Media and marketing anxieties over yet another demographic challenge to business has spawned a flurry of research intended to explain Generation Z, differentiating it from all that has gone before. Nielsen’s Global Generational Lifestyles report, released this month, revealed young people 15 to 20 years a bit less device-connected at mealtime - 46% in Europe - than Baby Boomers (41%) or Millennials (43%). Indeed, the young people Nielsen researchers refer to as Gen Z are far more likely to get their news from social media than folks over 65 years. An equal percentage of very young and very old (18%) access newspaper websites. It’s good to know, at the very least, that young people are digesting their food between Snapchats.

“Just as older people are increasingly embracing technology, sizeable numbers of younger people are turning to more traditional pastimes," said Nielsen Advertiser Solutions Europe EVP Terrie Brennan in a press statement. "Yes, there are differences between the generations. But when it comes to using technology, in many ways it's remarkable how similar we are."

Preparing for and entering the ranks of the employed - or trying - is the domaine of 18 to 24 year olds, often 18 to 34 year olds. Swedish consultancy Universum published a study in October showing most North American and Western European Gen Zs undecided about future careers. Asia/Pacific Gen Zs have decided on business. Gen Zs have moved beyond Facebook, said the Universum report based on a survey of 50,000 in 46 countries between 15 and 19 years, preferring “visual and temporary forms of social communication, such as Snapchat. They move fast and their attention span is as short as eight seconds meaning that those who wish to catch their eye need to move fast, be smart and keep things interesting.”

Baby Boomers are by far the most studied - and storied - identifiable demographic cohort. Between 1946 and 1964 in North America, Western Europe and Australia birth-rates soared following the end of World War II and the resulting economic rebound. Baby Boomer’s leading edge will celebrate their 70th birthdays next year, the youngest remaining in the workforce another decade.
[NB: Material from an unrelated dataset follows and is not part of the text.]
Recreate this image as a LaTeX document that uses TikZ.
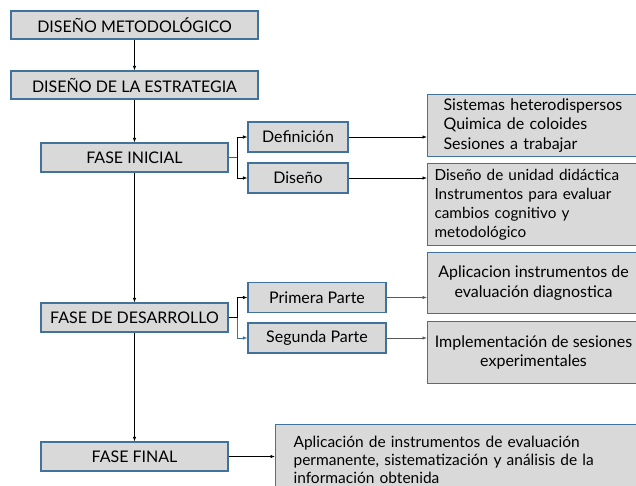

Generations are defined by shared life-events “that predominate their youth,” offered imminent sociologist Karl Mannheim in a series of papers in the 1920’s and 1930’s. Baby Boomers, the demographic “pig in the python,” experienced together the Cold War, television’s ascendancy and the Beatles. Their progeny, the Millennials, came of age with the turn of the century, have never known a day without the internet, share every waking thought on Facebook and became workaholics because of the 2008 recession. Baby Boomer parents, born between 1925 and 1945, endured the Great Depression and World War II. They’ve been called the Silent Generation.

Between the Baby Boomers and Millennials are Generation X, often referred to as the slackers. They were, generally, born between 1965 and 1980. Gen Z, children of Generation X, has “the internet in its pocket,” said Wharton marketing professor David Bell. They also have Taylor Swift. Nielsen researchers - and others - have adopted flexible labelling of demographic groups, names not always corresponding with generally accepted social science. Since the Silent Generation each demographically defined cohort has demonstrated increasingly short attention spans.

Young people have long been a challenge for their elders. “I see no hope for the future of our people if they are dependent on the frivolous youth of today, for certainly all youth are reckless beyond words,” warned Greek poet Hesiod nearly three thousand years ago. “The present youth are exceedingly disrespectful and impatient.”

The media world would be dismally boring without them.